From a recent low of 18 exploration licenses active in 1994, 28 exploration licenses are now active. In 1997, the government awarded 10 new licenses, and eight were relinquished.

Drilling

Lack of onshore seismic, because of the country's difficult terrain, has caused much exploration to date to rely on surface geology.

"Drilling has, therefore, tended to be rather hit-and-miss," said Wood Mackenzie, "with very few valid tests being achieved with wildcat wells. For example, four wells were drilled on the Mananda anticline before Southeast Mananda-1x finally encountered a significant oil-bearing formation."

During 1987-90, wildcat drilling rose steadily to a peak of 13 wells in 1990.
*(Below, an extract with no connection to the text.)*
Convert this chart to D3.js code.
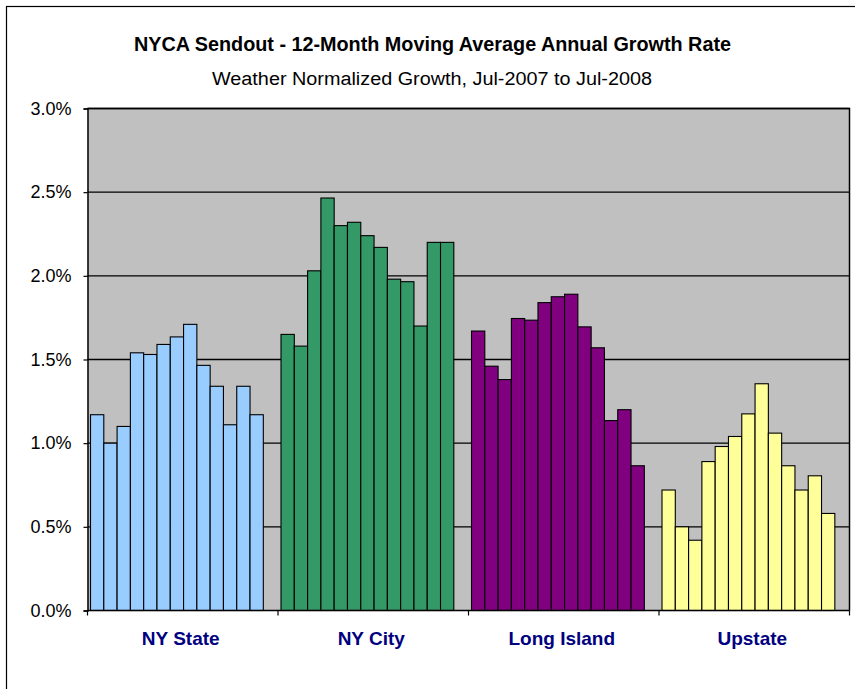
<!DOCTYPE html>
<html>
<head>
<meta charset="utf-8">
<script src="https://cdn.jsdelivr.net/npm/d3@7"></script>
<style>
    body { margin: 0; background: #fff; }
    .chart-title { font-family: "Liberation Sans", Arial, sans-serif; font-weight: bold; }
    .chart-subtitle { font-family: "Liberation Sans", Arial, sans-serif; }
    .axis text { font-family: "Liberation Sans", Arial, sans-serif; }
</style>
</head>
<body>
<div class="growth-chart"></div>
<script>
// regions on the x axis
var regions = ["NY State", "NY City", "Long Island", "Upstate"];
// 12-month moving average, Jul-2007 .. Jul-2008
var months = ["Jul-2007", "Aug-2007", "Sep-2007", "Oct-2007", "Nov-2007", "Dec-2007",
    "Jan-2008", "Feb-2008", "Mar-2008", "Apr-2008", "May-2008", "Jun-2008", "Jul-2008"];
// growth rates in percent, one value per month
var nyState    = [1.17, 1.00, 1.10, 1.54, 1.53, 1.59, 1.635, 1.71, 1.465, 1.34, 1.11, 1.34, 1.17];
var nyCity     = [1.65, 1.58, 2.03, 2.465, 2.30, 2.32, 2.24, 2.17, 1.98, 1.965, 1.70, 2.20, 2.20];
var longIsland = [1.67, 1.46, 1.38, 1.745, 1.735, 1.84, 1.875, 1.89, 1.695, 1.57, 1.135, 1.20, 0.865];
var upstate    = [0.72, 0.50, 0.42, 0.89, 0.98, 1.04, 1.175, 1.355, 1.06, 0.865, 0.72, 0.805, 0.58];
var regionColors = ["#99CCFF", "#339966", "#800080", "#FFFF99"];
var yTicks = [0, 0.5, 1.0, 1.5, 2.0, 2.5, 3.0];

function drawGrowthChart() {

    var margin = {top: 108.5, right: 5.5, bottom: 78.5, left: 87.5},
    width = 855 - margin.left - margin.right,
    height = 689 - margin.top - margin.bottom;

    var data = [nyState, nyCity, longIsland, upstate];

    // scales
    var x = d3.scaleBand().domain(regions).range([0, width]);
    var xMonth = d3.scaleBand().domain(months)
        .range([0, x.bandwidth()])
        .paddingInner(0)
        .paddingOuter(0.665)
        .align(0.17);
    var y = d3.scaleLinear().domain([0, 3]).range([height, 0]);

    var root = d3.select(".growth-chart").append("svg")
        .attr("width", 855)
        .attr("height", 689);

    // outer chart border
    root.append("rect")
        .attr("x", 6.5)
        .attr("y", 6.5)
        .attr("width", 860)
        .attr("height", 700)
        .attr("fill", "#fff")
        .attr("stroke", "#000")
        .attr("stroke-width", 1.2);

    // titles
    root.append("text")
        .attr("class", "chart-title")
        .attr("x", 134)
        .attr("y", 51)
        .attr("font-size", "20px")
        .attr("textLength", 597)
        .attr("lengthAdjust", "spacingAndGlyphs")
        .text("NYCA Sendout - 12-Month Moving Average Annual Growth Rate");
    root.append("text")
        .attr("class", "chart-subtitle")
        .attr("x", 212)
        .attr("y", 85)
        .attr("font-size", "18px")
        .attr("textLength", 440)
        .attr("lengthAdjust", "spacingAndGlyphs")
        .text("Weather Normalized Growth, Jul-2007 to Jul-2008");

    var svg = root.append("g")
        .attr("transform", `translate(${margin.left}, ${margin.top})`);

    // plot background
    svg.append("rect")
        .attr("width", width)
        .attr("height", height)
        .attr("fill", "#C0C0C0");

    // gridlines
    svg.append("g")
        .selectAll("line")
        .data(yTicks.slice(1))
        .enter().append("line")
        .attr("x1", 0)
        .attr("x2", width)
        .attr("y1", function(d) { return y(d); })
        .attr("y2", function(d) { return y(d); })
        .style("stroke", "#000")
        .style("stroke-width", "1.3px");

    // bars
    var groups = svg.selectAll(".region")
        .data(data)
        .enter().append("g")
        .attr("class", "region")
        .attr("transform", function(d, i) { return `translate(${x(regions[i])}, 0)`; });

    groups.each(function(vals, i) {
        d3.select(this).selectAll("rect")
            .data(vals)
            .enter().append("rect")
            .attr("x", function(d, j) { return xMonth(months[j]); })
            .attr("y", function(d) { return y(d); })
            .attr("width", xMonth.bandwidth())
            .attr("height", function(d) { return height - y(d); })
            .attr("fill", regionColors[i])
            .attr("stroke", "#000")
            .attr("stroke-width", 1.1);
    });

    // plot border (top and right)
    svg.append("path")
        .attr("d", `M0,0H${width}V${height}`)
        .attr("fill", "none")
        .attr("stroke", "#000")
        .attr("stroke-width", 1.5);

    // x axis
    var xAxis = svg.append("g")
        .attr("class", "axis")
        .attr("transform", `translate(0, ${height})`);
    xAxis.append("line")
        .attr("x1", 0)
        .attr("x2", width)
        .style("stroke", "#000")
        .style("stroke-width", "1.5px");
    xAxis.selectAll(".cat-tick")
        .data(regions.concat(["end"]))
        .enter().append("line")
        .attr("class", "cat-tick")
        .attr("x1", function(d, i) { return i * x.step(); })
        .attr("x2", function(d, i) { return i * x.step(); })
        .attr("y1", 0)
        .attr("y2", 5)
        .style("stroke", "#000")
        .style("stroke-width", "1.2px");
    xAxis.selectAll(".cat-label")
        .data(regions)
        .enter().append("text")
        .attr("class", "cat-label")
        .attr("x", function(d) { return x(d) + x.bandwidth() / 2 - 2; })
        .attr("y", 34)
        .attr("text-anchor", "middle")
        .attr("fill", "#000080")
        .style("font-size", "19px")
        .style("font-weight", "bold")
        .text(function(d) { return d; });

    // y axis
    var yAxis = svg.append("g")
        .attr("class", "axis")
        .call(d3.axisLeft(y)
            .tickValues(yTicks)
            .tickFormat(function(d) { return d3.format(".1f")(d) + "%"; })
            .tickSize(4)
            .tickPadding(12));
    yAxis.select(".domain")
        .style("stroke", "#000")
        .style("stroke-width", "1.5px");
    yAxis.selectAll(".tick line").style("stroke", "#000").style("stroke-width", "1.2px");
    yAxis.selectAll(".tick text")
        .style("font-size", "18px")
        .style("fill", "#000");
}

drawGrowthChart();
</script>
</body>
</html>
Since 1993, said the analyst, drilling has switched mainly to appraisal, particularly of the Gobe and Moran finds.

The 250 million boe Iagifu-Hedinia discovery in 1986 and the later 50 million boe Agogo find were brought into production in 1992 as Kutubu field. Kutubu's initial production was 80,000 b/d, and peak output was 147,000 b/d in March 1993. However, said Wood Mackenzie, Kutubu is fairly mature and in decline.

Moran oil field was discovered in 1996 and has estimated oil and condensate reserves of 150 million bbl, while three reservoirs in Gobe field, discovered in 1991-94, have combined reserves of about 100 million bbl of oil and condensate. A gas find, Hides, has estimated condensate reserves of 110 million bbl.
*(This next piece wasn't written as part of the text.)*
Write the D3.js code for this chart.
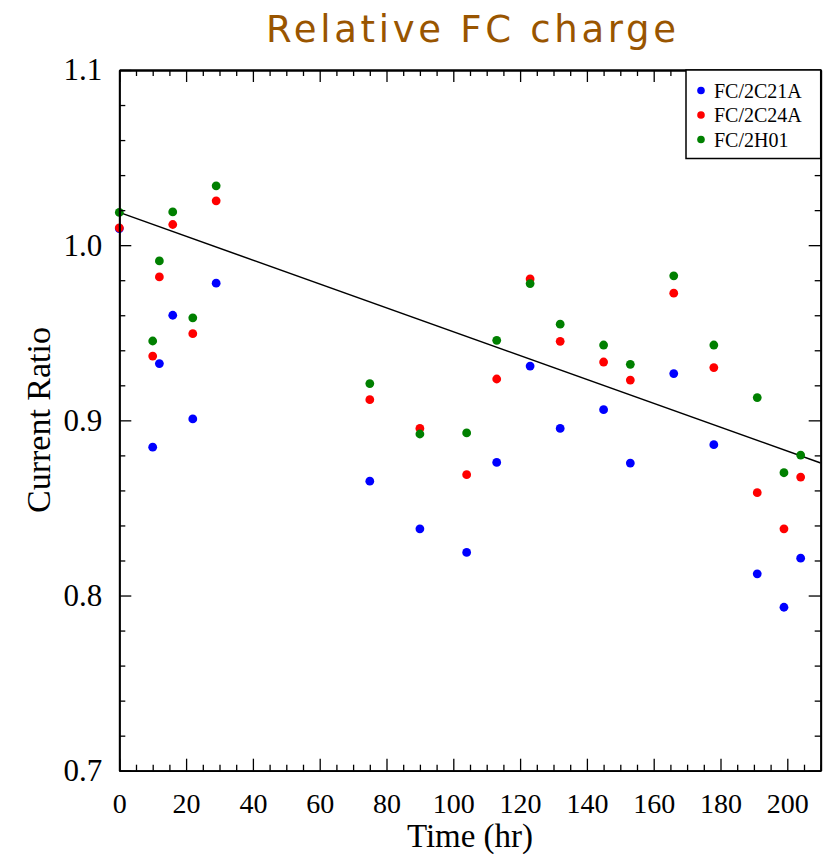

Wood Mackenzie estimates initial liquids in place in PNG, including non-commercial finds, at 894 million bbl. Depletion of Kutubu field leaves remaining liquids reserves at 682 million bbl, of which 40% is condensate in gas fields, that are so far not lined up for development.

Developments

Moran field has not been confirmed for full development, but the field is on extended well test (EWT) through the Agogo production facility and Kutubu export pipeline.
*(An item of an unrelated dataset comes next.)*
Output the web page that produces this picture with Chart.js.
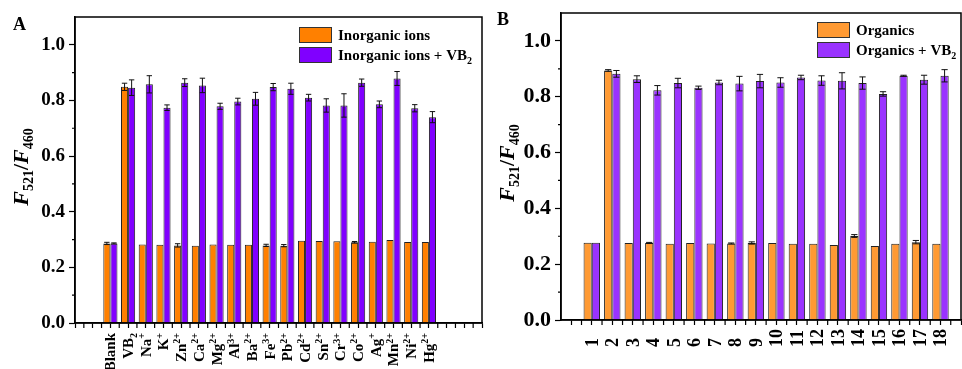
<!DOCTYPE html>
<html>
<head>
<meta charset="utf-8">
<script src="https://cdn.jsdelivr.net/npm/chart.js@4.4.0/dist/chart.umd.min.js"></script>
<style>
  html, body { margin: 0; padding: 0; background: #fff; }
  #wrap { position: relative; width: 962px; height: 369px; overflow: hidden; }
  canvas { position: absolute; top: 0; }
  #chartA { left: 0; }
  #chartB { left: 486px; }
</style>
</head>
<body>
<div id="wrap">
  <canvas id="chartA" width="486" height="369"></canvas>
  <canvas id="chartB" width="476" height="369"></canvas>
</div>
<script>
// Panel A - inorganic ions ( "_" = subscript, "^" = superscript )
const ionLabels = ['Blank', 'VB_2', 'Na^+', 'K^+', 'Zn^2+', 'Ca^2+', 'Mg^2+', 'Al^3+', 'Ba^2+', 'Fe^3+',
    'Pb^2+', 'Cd^2+', 'Sn^2+', 'Cr^3+', 'Co^2+', 'Ag^+', 'Mn^2+', 'Ni^2+', 'Hg^2+'];
const ionValues = [0.286, 0.849, 0.282, 0.281, 0.279, 0.278, 0.282, 0.281, 0.281, 0.279,
    0.278, 0.296, 0.295, 0.294, 0.290, 0.292, 0.298, 0.291, 0.291];
const ionErrors = [0.004, 0.013, 0, 0, 0.006, 0, 0, 0, 0, 0.004,
    0.004, 0, 0, 0, 0.003, 0, 0, 0, 0];
const ionVbValues = [0.286, 0.846, 0.858, 0.774, 0.864, 0.854, 0.779, 0.796, 0.806, 0.848,
    0.842, 0.810, 0.782, 0.782, 0.864, 0.786, 0.879, 0.772, 0.740];
const ionVbErrors = [0.002, 0.028, 0.031, 0.010, 0.014, 0.026, 0.011, 0.012, 0.023, 0.013,
    0.020, 0.012, 0.024, 0.042, 0.013, 0.012, 0.025, 0.013, 0.020];

// Panel B - organics
const orgLabels = ['1', '2', '3', '4', '5', '6', '7', '8', '9', '10', '11', '12', '13', '14', '15', '16', '17', '18'];
const orgValues = [0.277, 0.894, 0.276, 0.276, 0.273, 0.276, 0.274, 0.274, 0.276, 0.276,
    0.273, 0.273, 0.269, 0.301, 0.265, 0.273, 0.279, 0.273];
const orgErrors = [0, 0.003, 0, 0.002, 0, 0, 0, 0.002, 0.004, 0,
    0, 0, 0, 0.005, 0, 0, 0.006, 0];
const orgVbValues = [0.277, 0.882, 0.863, 0.823, 0.849, 0.832, 0.851, 0.847, 0.856, 0.851,
    0.869, 0.858, 0.857, 0.849, 0.810, 0.875, 0.861, 0.875];
const orgVbErrors = [0, 0.012, 0.012, 0.017, 0.017, 0.006, 0.008, 0.026, 0.024, 0.017,
    0.008, 0.017, 0.029, 0.022, 0.008, 0.002, 0.016, 0.022];

const yMajor = [0, 0.2, 0.4, 0.6, 0.8, 1.0];
const yMinor = [0.1, 0.3, 0.5, 0.7, 0.9];

const SERIF = '"Liberation Serif", "Times New Roman", serif';
const font = (size, italic) => (italic ? 'italic ' : '') + 'bold ' + size + 'px ' + SERIF;

// split "Zn^2+" into normal / raised / lowered parts
function parts(label) {
    const m = label.match(/^(.*?)([_^])(.*)$/);
    if (!m) return [{ t: label, k: 0 }];
    return [{ t: m[1], k: 0 }, { t: m[3], k: m[2] === '^' ? -1 : 1 }];
}

function richWidth(ctx, ps, size) {
    let w = 0;
    ps.forEach(p => {
        ctx.font = font(p.k ? Math.round(size * 0.65) : size);
        w += ctx.measureText(p.t).width;
    });
    return w;
}

function drawRich(ctx, ps, x, y, size) {
    ps.forEach(p => {
        const s = p.k ? Math.round(size * 0.65) : size;
        ctx.font = font(s);
        const dy = p.k < 0 ? -size * 0.38 : (p.k > 0 ? size * 0.28 : 0);
        ctx.fillText(p.t, x, y + dy);
        x += ctx.measureText(p.t).width;
    });
}

const decor = {
    id: 'decor',
    afterDatasetsDraw(chart) {
        const ctx = chart.ctx;
        const ys = chart.scales.y;
        ctx.save();
        ctx.strokeStyle = '#111';
        ctx.lineWidth = 1;
        chart.data.datasets.forEach((ds, di) => {
            chart.getDatasetMeta(di).data.forEach((bar, i) => {
                const e = ds.errors[i];
                if (!e) return;
                const v = ds.data[i].y;
                const y1 = ys.getPixelForValue(v + e);
                const y2 = ys.getPixelForValue(v - e);
                const h = bar.width * 0.38;
                ctx.beginPath();
                ctx.moveTo(bar.x, y1); ctx.lineTo(bar.x, y2);
                ctx.moveTo(bar.x - h, y1); ctx.lineTo(bar.x + h, y1);
                ctx.moveTo(bar.x - h, y2); ctx.lineTo(bar.x + h, y2);
                ctx.stroke();
            });
        });
        ctx.restore();
    },
    afterDraw(chart, args, opts) {
        const ctx = chart.ctx;
        const area = chart.chartArea;
        const xs = chart.scales.x, ys = chart.scales.y;
        ctx.save();
        ctx.fillStyle = '#000';
        ctx.strokeStyle = '#000';

        // box round the plot
        ctx.lineWidth = 1.5;
        ctx.strokeRect(area.left, area.top, area.right - area.left, area.bottom - area.top);

        // minor ticks: y at odd tenths, x half-way between categories
        ctx.lineWidth = 1.2;
        ctx.beginPath();
        yMinor.forEach(v => {
            const y = ys.getPixelForValue(v);
            ctx.moveTo(area.left - 3, y); ctx.lineTo(area.left, y);
        });
        for (let v = xs.min; v <= xs.max + 1e-9; v += 1) {
            const x = xs.getPixelForValue(Math.floor(v) + 0.5);
            if (x > area.left + 1 && x < area.right - 1) {
                ctx.moveTo(x, area.bottom); ctx.lineTo(x, area.bottom + 5);
            }
        }
        ctx.stroke();

        // x tick labels, rotated
        const xl = opts.xlabels;
        const pts = chart.data.datasets[0].data;
        ctx.fillStyle = '#000';
        xl.labels.forEach((lab, i) => {
            const ps = parts(lab);
            const px = xs.getPixelForValue(pts[i].x);
            const w = richWidth(ctx, ps, xl.size);
            ctx.save();
            ctx.translate(px, area.bottom + xl.offset);
            ctx.rotate(-Math.PI / 2);
            ctx.textAlign = 'left';
            ctx.textBaseline = 'alphabetic';
            drawRich(ctx, ps, xl.align === 'right' ? -w : 0, xl.size * 0.33, xl.size);
            ctx.restore();
        });

        // legend inside the plot
        const lg = opts.legend;
        chart.data.datasets.forEach((ds, k) => {
            const bx = area.right - lg.dx;
            const by = area.top + lg.dy + k * 20;
            ctx.fillStyle = ds.backgroundColor;
            ctx.fillRect(bx, by, 33, 16);
            ctx.lineWidth = 1;
            ctx.strokeStyle = '#333';
            ctx.strokeRect(bx + 0.5, by + 0.5, 32, 15);
            ctx.fillStyle = '#000';
            ctx.textAlign = 'left';
            ctx.textBaseline = 'alphabetic';
            drawRich(ctx, parts(ds.label), bx + 39, by + 8 + lg.size * 0.33, lg.size);
        });

        // y title  F521/F460
        const tt = opts.ytitle;
        const seq = [['F', 22, true, 0], ['521', 14, false, 5], ['/', 22, false, 0], ['F', 22, true, 0], ['460', 14, false, 5]];
        let tw = 0;
        seq.forEach(s => { ctx.font = font(s[1], s[2]); tw += ctx.measureText(s[0]).width; });
        ctx.save();
        ctx.translate(tt.x, tt.y);
        ctx.rotate(-Math.PI / 2);
        let tx = -tw / 2;
        seq.forEach(s => {
            ctx.font = font(s[1], s[2]);
            ctx.fillText(s[0], tx, s[3]);
            tx += ctx.measureText(s[0]).width;
        });
        ctx.restore();

        // panel letter
        ctx.font = font(18);
        ctx.fillText(opts.letter.t, opts.letter.x, opts.letter.y);
        ctx.restore();
    }
};

function series(values, start) {
    return values.map((v, i) => ({ x: i + start, y: v }));
}

function panelOptions(p) {
    return {
        responsive: false,
        animation: false,
        layout: { padding: { left: 0, top: p.top, right: p.right, bottom: 0 } },
        datasets: {
            bar: { categoryPercentage: 0.8, barPercentage: 1.0, borderWidth: 1, borderColor: '#222' }
        },
        scales: {
            x: {
                type: 'linear',
                min: p.xMin,
                max: p.xMax,
                offset: false,
                ticks: { display: false, stepSize: 1, includeBounds: false, autoSkip: false, maxTicksLimit: 200 },
                grid: { offset: false, drawOnChartArea: false, drawTicks: true, tickLength: 5, tickWidth: 1.2, tickColor: '#000' },
                border: { color: '#000', width: 1.5 },
                afterFit: s => { s.height = p.xHeight; s.paddingLeft = 0; s.paddingRight = 0; }
            },
            y: {
                min: 0,
                max: 1.1,
                ticks: {
                    stepSize: 0.2,
                    includeBounds: false,
                    color: '#000',
                    padding: 4,
                    font: { family: SERIF, weight: 'bold', size: p.yFont },
                    callback: v => v.toFixed(1)
                },
                grid: { drawOnChartArea: false, drawTicks: true, tickLength: 6, tickWidth: 1.2, tickColor: '#000' },
                border: { color: '#000', width: 1.5 },
                afterFit: s => { s.width = p.yWidth; s.paddingTop = 0; s.paddingBottom = 0; }
            }
        },
        plugins: {
            legend: { display: false },
            tooltip: { enabled: false },
            decor: p.decor
        }
    };
}

new Chart(document.getElementById('chartA'), {
    type: 'bar',
    data: {
        datasets: [{
            label: 'Inorganic ions',
            data: series(ionValues, 0),
            errors: ionErrors,
            backgroundColor: '#ff8000'
        }, {
            label: 'Inorganic ions + VB_2',
            data: series(ionVbValues, 0),
            errors: ionVbErrors,
            backgroundColor: '#8000ff'
        }]
    },
    options: panelOptions({
        top: 17, right: 4, xMin: -2, xMax: 21, xHeight: 46, yWidth: 75, yFont: 19,
        decor: {
            xlabels: { labels: ionLabels, align: 'right', offset: 10, size: 15 },
            legend: { dx: 183, dy: 10, size: 15 },
            ytitle: { x: 28, y: 167 },
            letter: { t: 'A', x: 13, y: 30 }
        }
    }),
    plugins: [decor]
});

new Chart(document.getElementById('chartB'), {
    type: 'bar',
    data: {
        datasets: [{
            label: 'Organics',
            data: series(orgValues, 1),
            errors: orgErrors,
            backgroundColor: '#ff9a33'
        }, {
            label: 'Organics + VB_2',
            data: series(orgVbValues, 1),
            errors: orgVbErrors,
            backgroundColor: '#9a33ff'
        }]
    },
    options: panelOptions({
        top: 13, right: 1, xMin: -0.5, xMax: 19, xHeight: 49, yWidth: 75, yFont: 22,
        decor: {
            xlabels: { labels: orgLabels, align: 'left', offset: 27, size: 18 },
            legend: { dx: 144, dy: 9, size: 15 },
            ytitle: { x: 28, y: 163 },
            letter: { t: 'B', x: 11, y: 25 }
        }
    }),
    plugins: [decor]
});
</script>
</body>
</html>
Production under the EWT began Jan. 29 and involves two producers, although more may be added. An 11-km flow line to the Agogo unit has capacity of 60,000 b/d of oil.

The analyst said full development of Moran is dependent on results of the EWT and further appraisal drilling in the northwestern part of the field, but it noted that Moran Central could be fully on-stream by mid-2000.

A number of gas discoveries have also been made: Hides has estimated reserves of 5 tcf of gas; P'nyang, Juha, Kutubu, and Pandora A have combined estimated reserves of 1-2 tcf of gas; and a number of finds have reserves of less than 500 bcf of gas each.

A liquefied natural gas (LNG) export scheme had been proposed for exploitation of Hides gas field, based on a 3.5 million metric ton/year plant. Marketing studies were completed, as were preliminary negotiations with Asian gas buyers. "However," said Wood Mackenzie, "following the downturn of the Asian economies in late 1997 and the withdrawal of BP (Exploration Operating Co. Ltd.), the former project operator, in mid-1998, the prospects of commercializing PNG LNG have diminished."

Meanwhile, Chevron Corp. is leading a group considering development of a gas export pipeline from Kutubu, across the Torres Strait to Gladstone, Queensland.

The $1.3 billion proposed project also includes an offshore liquefied petroleum gas processing and storage facility in the Gulf of Papua.

Gas demand of 300 MMcfd is required for project feasibility, said Wood Mackenzie.

Project go-ahead, with first gas achievable in mid-2001 or early 2002, would depend on development of a proposed alumina refinery and electric power plant near Gladstone.